-- BEGIN --

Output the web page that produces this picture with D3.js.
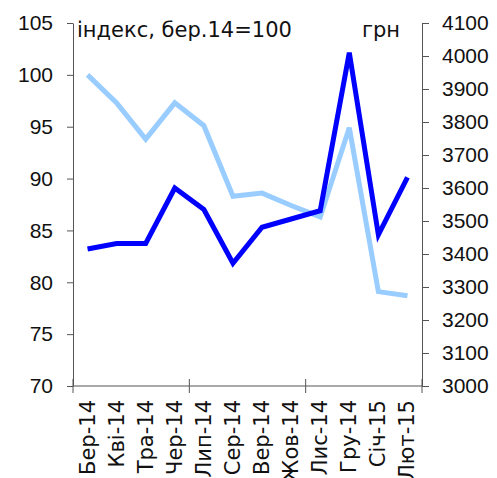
<!DOCTYPE html>
<html>
<head>
<meta charset="utf-8">
<script src="https://cdn.jsdelivr.net/npm/d3@7"></script>
<style>
  body { margin: 0; background: #fff; }
  svg { font-family: "DejaVu Sans", Verdana, sans-serif; }
</style>
</head>
<body>
<svg id="svg" width="497" height="478"></svg>
<script>
// data
const months = ['Бер-14', 'Кві-14', 'Тра-14', 'Чер-14', 'Лип-14', 'Сер-14',
                'Вер-14', 'Жов-14', 'Лис-14', 'Гру-14', 'Січ-15', 'Лют-15']
const index = [100, 97.3, 93.8, 97.3, 95.1, 88.3, 88.6, 87.4, 86.3, 94.9, 79.1, 78.7]
const uah = [3415, 3432, 3432, 3600, 3535, 3372, 3481, 3506, 3531, 4010, 3458, 3632]
const leftTicks = [70, 75, 80, 85, 90, 95, 100, 105]
const rightTicks = [3000, 3100, 3200, 3300, 3400, 3500, 3600, 3700, 3800, 3900, 4000, 4100]

var margin = {top: 23, right: 75, bottom: 92, left: 73}
var width = 497
var height = 478
var fontSize = 21
var axisColor = '#555'

var svg = d3.select('#svg')

var x = d3.scaleBand()
  .domain(months)
  .range([margin.left, width - margin.right])

var yL = d3.scaleLinear()
  .domain([70, 105])
  .range([height - margin.bottom, margin.top])

var yR = d3.scaleLinear()
  .domain([3000, 4100])
  .range([height - margin.bottom, margin.top])

var cx = d => x(d) + x.bandwidth() / 2

// left axis
var gL = svg.append('g')
  .attr('transform', `translate(${margin.left},0)`)
  .call(d3.axisLeft(yL).tickValues(leftTicks).tickSize(6).tickPadding(14).tickSizeOuter(0))
gL.selectAll('text').attr('font-size', fontSize).attr('font-family', null).attr('fill', '#111')

// right axis
var gR = svg.append('g')
  .attr('transform', `translate(${width - margin.right},0)`)
  .call(d3.axisRight(yR).tickValues(rightTicks).tickFormat(d3.format('d'))
    .tickSize(7).tickPadding(13).tickSizeOuter(0))
gR.selectAll('text').attr('font-size', fontSize).attr('font-family', null).attr('fill', '#111')

svg.selectAll('.domain, .tick line').attr('stroke', axisColor)

// bottom axis: ticks every 4 months crossing the line, labels rotated
var y0 = height - margin.bottom
var gX = svg.append('g')
gX.append('line')
  .attr('x1', margin.left).attr('x2', width - margin.right)
  .attr('y1', y0).attr('y2', y0)
  .attr('stroke', axisColor)
gX.selectAll('line.tk')
  .data(d3.range(0, months.length + 1, 4))
  .join('line')
    .attr('class', 'tk')
    .attr('x1', i => margin.left + i * x.step())
    .attr('x2', i => margin.left + i * x.step())
    .attr('y1', y0 - 7).attr('y2', y0 + 7)
    .attr('stroke', axisColor)
gX.selectAll('text')
  .data(months)
  .join('text')
    .attr('transform', d => `translate(${cx(d) + 7},${y0 + 14}) rotate(-90)`)
    .attr('text-anchor', 'end')
    .attr('font-size', fontSize)
    .attr('fill', '#111')
    .text(d => d)

// lines
var lineL = d3.line().x((d, i) => cx(months[i])).y(d => yL(d))
var lineR = d3.line().x((d, i) => cx(months[i])).y(d => yR(d))

svg.append('path')
  .attr('d', lineL(index))
  .attr('fill', 'none')
  .attr('stroke', '#99ccff')
  .attr('stroke-width', 5)
  .attr('stroke-linejoin', 'miter')

svg.append('path')
  .attr('d', lineR(uah))
  .attr('fill', 'none')
  .attr('stroke', '#0000ff')
  .attr('stroke-width', 5)
  .attr('stroke-linejoin', 'miter')

// unit labels
svg.append('text')
  .attr('x', 77).attr('y', 37)
  .attr('font-size', fontSize)
  .attr('fill', '#111')
  .text('індекс, бер.14=100')

svg.append('text')
  .attr('x', 400).attr('y', 37)
  .attr('text-anchor', 'end')
  .attr('font-size', fontSize)
  .attr('fill', '#111')
  .text('грн')
</script>
</body>
</html>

-- END --

Work to complete :: Leave every image out, and retype the material exactly.

Answer to the problem ::
Output the web page that produces this picture with D3.js.
<!DOCTYPE html>
<html>
<head>
<meta charset="utf-8">
<script src="https://cdn.jsdelivr.net/npm/d3@7"></script>
<style>
  body { margin: 0; background: #fff; }
  svg { font-family: "DejaVu Sans", Verdana, sans-serif; }
</style>
</head>
<body>
<svg id="svg" width="497" height="478"></svg>
<script>
// data
const months = ['Бер-14', 'Кві-14', 'Тра-14', 'Чер-14', 'Лип-14', 'Сер-14',
                'Вер-14', 'Жов-14', 'Лис-14', 'Гру-14', 'Січ-15', 'Лют-15']
const index = [100, 97.3, 93.8, 97.3, 95.1, 88.3, 88.6, 87.4, 86.3, 94.9, 79.1, 78.7]
const uah = [3415, 3432, 3432, 3600, 3535, 3372, 3481, 3506, 3531, 4010, 3458, 3632]
const leftTicks = [70, 75, 80, 85, 90, 95, 100, 105]
const rightTicks = [3000, 3100, 3200, 3300, 3400, 3500, 3600, 3700, 3800, 3900, 4000, 4100]

var margin = {top: 23, right: 75, bottom: 92, left: 73}
var width = 497
var height = 478
var fontSize = 21
var axisColor = '#555'

var svg = d3.select('#svg')

var x = d3.scaleBand()
  .domain(months)
  .range([margin.left, width - margin.right])

var yL = d3.scaleLinear()
  .domain([70, 105])
  .range([height - margin.bottom, margin.top])

var yR = d3.scaleLinear()
  .domain([3000, 4100])
  .range([height - margin.bottom, margin.top])

var cx = d => x(d) + x.bandwidth() / 2

// left axis
var gL = svg.append('g')
  .attr('transform', `translate(${margin.left},0)`)
  .call(d3.axisLeft(yL).tickValues(leftTicks).tickSize(6).tickPadding(14).tickSizeOuter(0))
gL.selectAll('text').attr('font-size', fontSize).attr('font-family', null).attr('fill', '#111')

// right axis
var gR = svg.append('g')
  .attr('transform', `translate(${width - margin.right},0)`)
  .call(d3.axisRight(yR).tickValues(rightTicks).tickFormat(d3.format('d'))
    .tickSize(7).tickPadding(13).tickSizeOuter(0))
gR.selectAll('text').attr('font-size', fontSize).attr('font-family', null).attr('fill', '#111')

svg.selectAll('.domain, .tick line').attr('stroke', axisColor)

// bottom axis: ticks every 4 months crossing the line, labels rotated
var y0 = height - margin.bottom
var gX = svg.append('g')
gX.append('line')
  .attr('x1', margin.left).attr('x2', width - margin.right)
  .attr('y1', y0).attr('y2', y0)
  .attr('stroke', axisColor)
gX.selectAll('line.tk')
  .data(d3.range(0, months.length + 1, 4))
  .join('line')
    .attr('class', 'tk')
    .attr('x1', i => margin.left + i * x.step())
    .attr('x2', i => margin.left + i * x.step())
    .attr('y1', y0 - 7).attr('y2', y0 + 7)
    .attr('stroke', axisColor)
gX.selectAll('text')
  .data(months)
  .join('text')
    .attr('transform', d => `translate(${cx(d) + 7},${y0 + 14}) rotate(-90)`)
    .attr('text-anchor', 'end')
    .attr('font-size', fontSize)
    .attr('fill', '#111')
    .text(d => d)

// lines
var lineL = d3.line().x((d, i) => cx(months[i])).y(d => yL(d))
var lineR = d3.line().x((d, i) => cx(months[i])).y(d => yR(d))

svg.append('path')
  .attr('d', lineL(index))
  .attr('fill', 'none')
  .attr('stroke', '#99ccff')
  .attr('stroke-width', 5)
  .attr('stroke-linejoin', 'miter')

svg.append('path')
  .attr('d', lineR(uah))
  .attr('fill', 'none')
  .attr('stroke', '#0000ff')
  .attr('stroke-width', 5)
  .attr('stroke-linejoin', 'miter')

// unit labels
svg.append('text')
  .attr('x', 77).attr('y', 37)
  .attr('font-size', fontSize)
  .attr('fill', '#111')
  .text('індекс, бер.14=100')

svg.append('text')
  .attr('x', 400).attr('y', 37)
  .attr('text-anchor', 'end')
  .attr('font-size', fontSize)
  .attr('fill', '#111')
  .text('грн')
</script>
</body>
</html>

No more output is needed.